The Museum is housed within the Bank of England, at the heart of the City of London. It traces the history of the Bank from its foundation by Royal Charter in 1694, to its role today as the nation’s central bank. Displays include: gold, bank notes and a reconstruction of the 18th century office. In addition, inter-active systems allow visitors to look behind the doors of the central bank or to examine the intricacies of bank note design and production, and a computer-driven simulation gives visitors an idea of what it is like to deal on the US Dollar/Sterling spot market.
The museum is open Monday to Friday, 10.00 – 17.00 and admission is free. See the Bank of England web site for details.
Historical Bank of England Trivia
- The Bank of England was founded in 1694 by a Scotsman, William Paterson, and the Bank of Scotland in 1695 by an Englishman, John Holland.

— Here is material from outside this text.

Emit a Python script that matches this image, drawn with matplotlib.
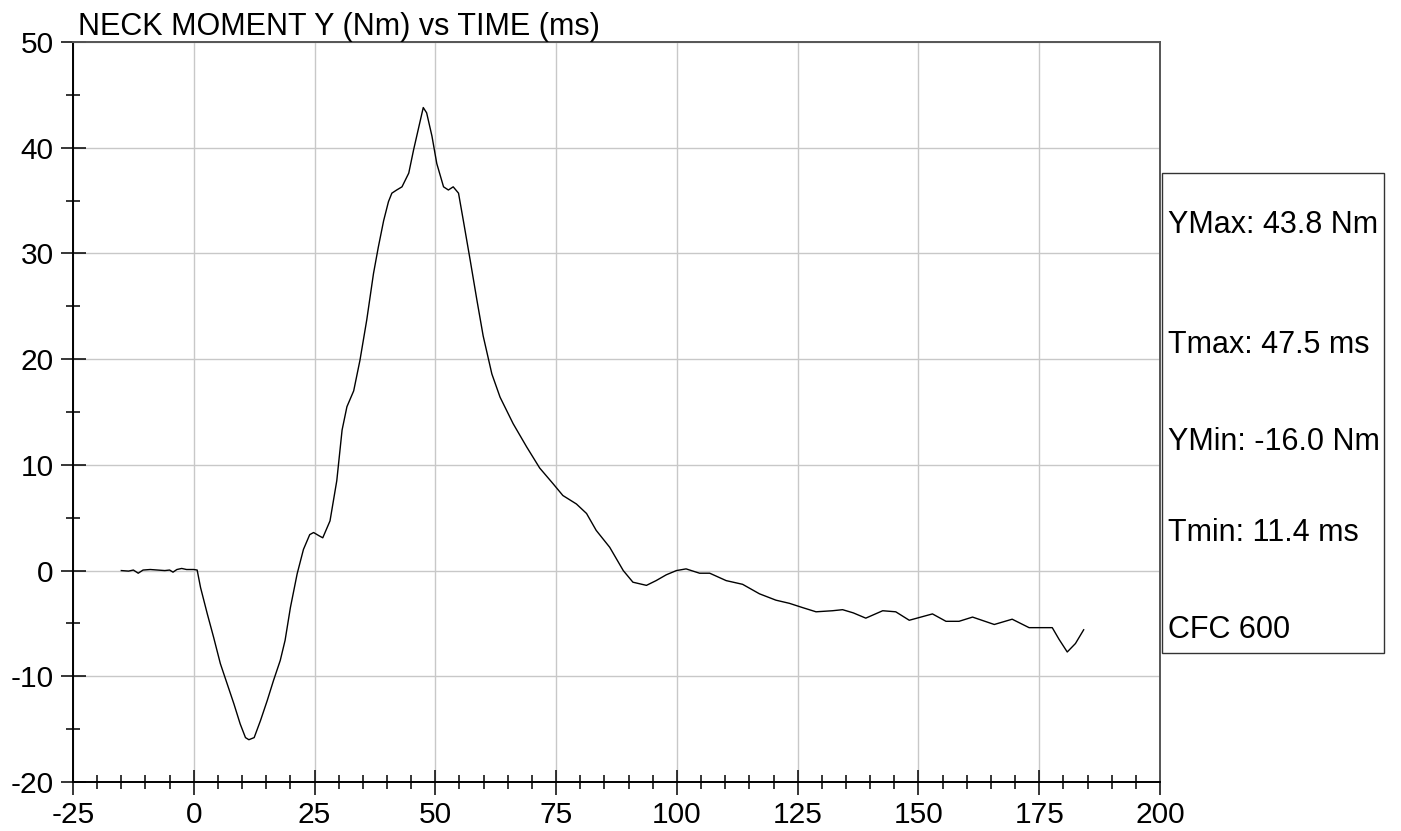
import matplotlib
matplotlib.use("Agg")
import matplotlib.pyplot as plt
from matplotlib.patches import Rectangle
from matplotlib.ticker import MultipleLocator

plt.rcParams['font.family'] = ['Liberation Sans', 'DejaVu Sans']
plt.rcParams['axes.unicode_minus'] = False

title = "NECK MOMENT Y (Nm) vs TIME (ms)"
stats = ["YMax: 43.8 Nm", "Tmax: 47.5 ms", "YMin: -16.0 Nm", "Tmin: 11.4 ms", "CFC 600"]

time_ms = [
    -15.0, -13.5, -12.5, -11.5, -10.5, -9.0, -7.5, -6.0, -5.0, -4.3, -3.5, -2.5, -1.5, 0.0, 0.7,
    1.4, 2.8, 4.1, 5.5, 6.9, 8.3, 9.6, 10.7, 11.4, 12.5, 13.8, 15.2, 16.5, 17.9, 18.9, 20.0,
    21.4, 22.7, 24.0, 24.8, 25.9, 26.7, 28.2, 29.6, 30.7, 31.7, 33.1, 34.4, 35.8, 37.2, 38.2,
    39.3, 40.3, 41.0, 42.0, 43.1, 44.5, 45.5, 46.6, 47.5, 48.2, 49.3, 50.3, 51.7, 52.7, 53.7,
    54.8, 55.8, 57.2, 58.6, 59.9, 61.7, 63.4, 66.1, 68.9, 71.6, 74.4, 76.4, 79.2, 81.3, 83.3,
    86.1, 88.9, 90.9, 93.7, 95.7, 97.8, 99.9, 101.9, 104.7, 106.8, 110.2, 113.6, 117.1, 120.5,
    123.3, 126.0, 128.8, 132.2, 134.3, 136.5, 139.1, 142.6, 145.3, 148.1, 152.9, 155.7, 158.4,
    161.2, 165.7, 169.4, 172.9, 177.7, 179.1, 180.8, 182.5, 184.2,
]
moment_nm = [
    0.0, -0.05, 0.05, -0.25, 0.05, 0.1, 0.05, 0.0, 0.05, -0.15, 0.1, 0.2, 0.1, 0.1, 0.05,
    -1.6, -4.1, -6.3, -8.8, -10.7, -12.6, -14.5, -15.8, -16.0, -15.8, -14.2, -12.3, -10.4, -8.5, -6.6, -3.5,
    -0.3, 2.0, 3.4, 3.6, 3.3, 3.1, 4.7, 8.5, 13.3, 15.5, 17.0, 19.9, 23.7, 28.1, 30.6,
    33.1, 34.9, 35.7, 36.0, 36.3, 37.6, 39.8, 42.0, 43.8, 43.3, 41.1, 38.5, 36.3, 36.0, 36.3,
    35.7, 33.1, 29.4, 25.6, 22.2, 18.6, 16.4, 13.9, 11.7, 9.7, 8.2, 7.1, 6.3, 5.4, 3.8,
    2.2, 0.0, -1.1, -1.4, -0.95, -0.4, 0.0, 0.16, -0.25, -0.25, -0.95, -1.3, -2.2, -2.8,
    -3.1, -3.5, -3.9, -3.8, -3.7, -4.0, -4.5, -3.8, -3.9, -4.7, -4.1, -4.8, -4.8,
    -4.4, -5.1, -4.6, -5.4, -5.4, -6.5, -7.7, -6.9, -5.6,
]

x_ticks = [-25, 0, 25, 50, 75, 100, 125, 150, 175, 200]
y_ticks = [-20, -10, 0, 10, 20, 30, 40, 50]

W, H = 1401, 831
fig = plt.figure(figsize=(W / 100, H / 100), dpi=100)
ax = fig.add_axes([73 / W, 1 - 782 / H, (1160 - 73) / W, (782 - 42) / H])

ax.plot(time_ms, moment_nm, color='black', lw=1.0)
ax.set_xlim(-25, 200)
ax.set_ylim(-20, 50)
ax.set_xticks(x_ticks)
ax.set_yticks(y_ticks)
ax.xaxis.set_minor_locator(MultipleLocator(5))
ax.yaxis.set_minor_locator(MultipleLocator(5))
ax.grid(True, which='major', color='#c8c8c8', lw=1.0)
ax.set_axisbelow(True)
ax.tick_params(which='major', direction='inout', length=18, width=1.1, labelsize=21.5, color='black')
ax.tick_params(which='minor', direction='inout', length=9.5, width=1.1, color='black')
ax.tick_params(axis='y', which='major', pad=5)
ax.tick_params(axis='x', which='major', pad=5)

for s in ['left', 'bottom']:
    ax.spines[s].set_color('black')
    ax.spines[s].set_linewidth(1.4)
for s in ['top', 'right']:
    ax.spines[s].set_color('#555555')
    ax.spines[s].set_linewidth(1.4)

fig.text(78 / W, 1 - 35 / H, title, fontsize=22, ha='left', va='baseline')

box = Rectangle((1162 / W, 1 - 653 / H), (1384 - 1162) / W, (653 - 173) / H,
                transform=fig.transFigure, fill=False, edgecolor='#333333', lw=1.0)
fig.patches.append(box)
ys = [225, 345, 442, 533, 630]
for txt, yp in zip(stats, ys):
    fig.text(1168 / W, 1 - yp / H, txt, fontsize=22, ha='left', va='center')

fig.savefig('out.png', dpi=100)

- The monarch’s portrait didnot appear on Bank of England notes until 1960.
- The highest value bank note issued by the Bank of England was the £1000 denomination. It was last issued in 1943.
- The fiver (£5) is the longest running denomination of Bank of England note: it was first issued in 1793 and the new polymer/plastic fiver issued in 2016 was the first non paper note issued, (£10 and £20 are to follow,) and the new polymer notes last up to 2.5 times longer than paper.
- Bank of England notes were not wholly printed until 1853. Until that year they were still signed by one of the Bank’s cashiers.
- Kenneth Grahame, the author of children’s book, The wind in the Willows, was the Secretary of the Bank of England 1898 – 1908. The book was published in 1908, the year in which he retired from the Bank. It is possible that some of the characters in the book were based on those people he knew and worked with.
This article was first bublished in September 2002 by The Beetle but the details have been updated.